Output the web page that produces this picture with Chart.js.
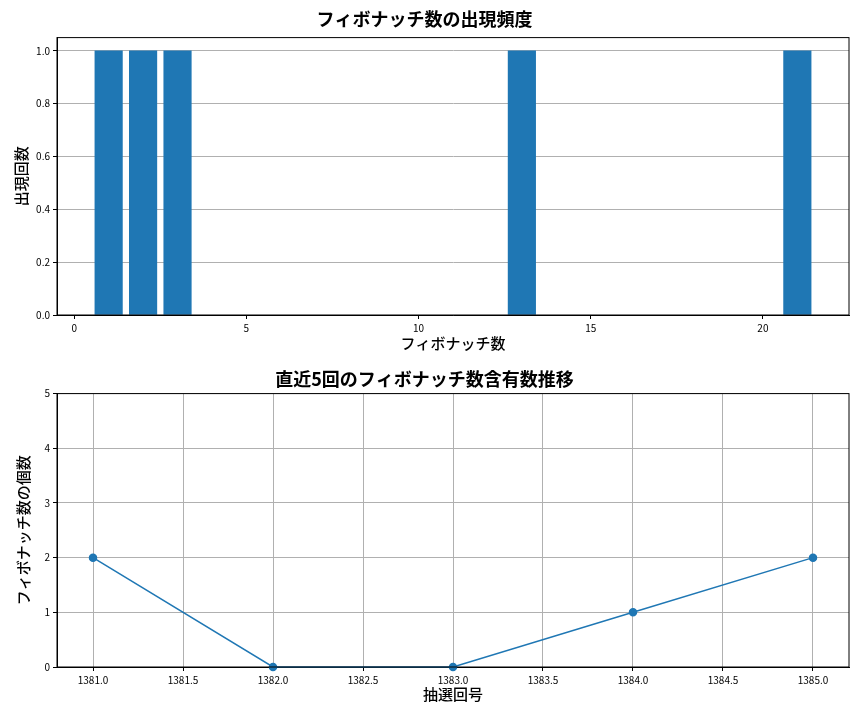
<!DOCTYPE html>
<html><head><meta charset="utf-8">
<script src="https://cdn.jsdelivr.net/npm/chart.js@4/dist/chart.umd.min.js"></script>
<style>body{margin:0;background:#fff;width:864px;height:720px;overflow:hidden}
.c{position:absolute;left:0;width:864px;height:360px}</style></head>
<body>
<div class="c" style="top:0"><canvas id="a"></canvas></div>
<div class="c" style="top:360px"><canvas id="b"></canvas></div>
<script>
const fibNumbers=[1,2,3,13,21];
const fibCounts=[1,1,1,1,1];
const topXTicks=[0,5,10,15,20];
const topYTicks=[0,0.2,0.4,0.6,0.8,1.0];
const draws=[1381,1382,1383,1384,1385];
const drawCounts=[2,0,0,1,2];
const botXTicks=[1381,1381.5,1382,1382.5,1383,1383.5,1384,1384.5,1385];
const botYTicks=[0,1,2,3,4,5];
const F='"Noto Sans CJK JP","Noto Sans",sans-serif';
const blue='#1f77b4',grid='#b0b0b0';
Chart.defaults.font.family=F;Chart.defaults.color='#000';Chart.defaults.animation=false;
const box={id:'box',afterDraw(c){const a=c.chartArea,x=c.ctx;x.save();x.strokeStyle='#000';x.lineWidth=1;x.strokeRect(a.left,a.top,a.right-a.left,a.bottom-a.top);x.restore();}};
function fix(arr){return s=>{s.ticks=arr.map(v=>({value:v}));};}
const tf={size:15,weight:'500'};
new Chart(document.getElementById('a'),{type:'bar',
data:{datasets:[{data:fibNumbers.map((v,i)=>({x:v,y:fibCounts[i]})),backgroundColor:blue,barThickness:27.5}]},
plugins:[box],
options:{responsive:true,maintainAspectRatio:false,layout:{padding:{right:15,left:0,bottom:8}},
plugins:{legend:{display:false},tooltip:{enabled:false},title:{display:true,text:'フィボナッチ数の出現頻度',font:{size:18,weight:'bold'},padding:{top:8,bottom:8}}},
scales:{x:{type:'linear',offset:false,min:-0.5,max:22.5,afterBuildTicks:fix(topXTicks),afterFit:s=>{s.height=37},
grid:{offset:false,drawOnChartArea:false,color:'#000',tickLength:4},border:{color:'#000'},ticks:{font:{size:10},maxRotation:0},
title:{display:true,text:'フィボナッチ数',font:tf,padding:0}},
y:{min:0,max:1.05,afterBuildTicks:fix(topYTicks),afterFit:s=>{s.width=57},
grid:{color:grid,tickColor:'#000',tickLength:4},border:{color:'#000'},ticks:{font:{size:10},callback:v=>v.toFixed(1)},
title:{display:true,text:'出現回数',font:tf,padding:{top:12,bottom:0}}}}}});
new Chart(document.getElementById('b'),{type:'line',
data:{datasets:[{data:draws.map((v,i)=>({x:v,y:drawCounts[i]})),borderColor:blue,backgroundColor:blue,borderWidth:1.5,pointRadius:3.5,tension:0}]},
plugins:[box],
options:{responsive:true,maintainAspectRatio:false,layout:{padding:{right:15,left:0,bottom:17}},clip:false,
plugins:{legend:{display:false},tooltip:{enabled:false},title:{display:true,text:'直近5回のフィボナッチ数含有数推移',font:{size:18,weight:'bold'},padding:{top:8,bottom:4}}},
scales:{x:{type:'linear',min:1380.8,max:1385.2,afterBuildTicks:fix(botXTicks),afterFit:s=>{s.height=36},
grid:{color:grid,tickColor:'#000',tickLength:4},border:{color:'#000'},ticks:{font:{size:10},maxRotation:0,callback:v=>v.toFixed(1)},
title:{display:true,text:'抽選回号',font:tf,padding:0}},
y:{min:0,max:5,afterBuildTicks:fix(botYTicks),afterFit:s=>{s.width=57},
grid:{color:grid,tickColor:'#000',tickLength:4},border:{color:'#000'},ticks:{font:{size:10}},
title:{display:true,text:'フィボナッチ数の個数',font:tf,padding:{top:14,bottom:0}}}}}});
</script></body></html>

# TASK DETAILS
Repeat the data exactly, dropping every picture it holds.

# TASK OUTPUT
Output the web page that produces this picture with Chart.js.
<!DOCTYPE html>
<html><head><meta charset="utf-8">
<script src="https://cdn.jsdelivr.net/npm/chart.js@4/dist/chart.umd.min.js"></script>
<style>body{margin:0;background:#fff;width:864px;height:720px;overflow:hidden}
.c{position:absolute;left:0;width:864px;height:360px}</style></head>
<body>
<div class="c" style="top:0"><canvas id="a"></canvas></div>
<div class="c" style="top:360px"><canvas id="b"></canvas></div>
<script>
const fibNumbers=[1,2,3,13,21];
const fibCounts=[1,1,1,1,1];
const topXTicks=[0,5,10,15,20];
const topYTicks=[0,0.2,0.4,0.6,0.8,1.0];
const draws=[1381,1382,1383,1384,1385];
const drawCounts=[2,0,0,1,2];
const botXTicks=[1381,1381.5,1382,1382.5,1383,1383.5,1384,1384.5,1385];
const botYTicks=[0,1,2,3,4,5];
const F='"Noto Sans CJK JP","Noto Sans",sans-serif';
const blue='#1f77b4',grid='#b0b0b0';
Chart.defaults.font.family=F;Chart.defaults.color='#000';Chart.defaults.animation=false;
const box={id:'box',afterDraw(c){const a=c.chartArea,x=c.ctx;x.save();x.strokeStyle='#000';x.lineWidth=1;x.strokeRect(a.left,a.top,a.right-a.left,a.bottom-a.top);x.restore();}};
function fix(arr){return s=>{s.ticks=arr.map(v=>({value:v}));};}
const tf={size:15,weight:'500'};
new Chart(document.getElementById('a'),{type:'bar',
data:{datasets:[{data:fibNumbers.map((v,i)=>({x:v,y:fibCounts[i]})),backgroundColor:blue,barThickness:27.5}]},
plugins:[box],
options:{responsive:true,maintainAspectRatio:false,layout:{padding:{right:15,left:0,bottom:8}},
plugins:{legend:{display:false},tooltip:{enabled:false},title:{display:true,text:'フィボナッチ数の出現頻度',font:{size:18,weight:'bold'},padding:{top:8,bottom:8}}},
scales:{x:{type:'linear',offset:false,min:-0.5,max:22.5,afterBuildTicks:fix(topXTicks),afterFit:s=>{s.height=37},
grid:{offset:false,drawOnChartArea:false,color:'#000',tickLength:4},border:{color:'#000'},ticks:{font:{size:10},maxRotation:0},
title:{display:true,text:'フィボナッチ数',font:tf,padding:0}},
y:{min:0,max:1.05,afterBuildTicks:fix(topYTicks),afterFit:s=>{s.width=57},
grid:{color:grid,tickColor:'#000',tickLength:4},border:{color:'#000'},ticks:{font:{size:10},callback:v=>v.toFixed(1)},
title:{display:true,text:'出現回数',font:tf,padding:{top:12,bottom:0}}}}}});
new Chart(document.getElementById('b'),{type:'line',
data:{datasets:[{data:draws.map((v,i)=>({x:v,y:drawCounts[i]})),borderColor:blue,backgroundColor:blue,borderWidth:1.5,pointRadius:3.5,tension:0}]},
plugins:[box],
options:{responsive:true,maintainAspectRatio:false,layout:{padding:{right:15,left:0,bottom:17}},clip:false,
plugins:{legend:{display:false},tooltip:{enabled:false},title:{display:true,text:'直近5回のフィボナッチ数含有数推移',font:{size:18,weight:'bold'},padding:{top:8,bottom:4}}},
scales:{x:{type:'linear',min:1380.8,max:1385.2,afterBuildTicks:fix(botXTicks),afterFit:s=>{s.height=36},
grid:{color:grid,tickColor:'#000',tickLength:4},border:{color:'#000'},ticks:{font:{size:10},maxRotation:0,callback:v=>v.toFixed(1)},
title:{display:true,text:'抽選回号',font:tf,padding:0}},
y:{min:0,max:5,afterBuildTicks:fix(botYTicks),afterFit:s=>{s.width=57},
grid:{color:grid,tickColor:'#000',tickLength:4},border:{color:'#000'},ticks:{font:{size:10}},
title:{display:true,text:'フィボナッチ数の個数',font:tf,padding:{top:14,bottom:0}}}}}});
</script></body></html>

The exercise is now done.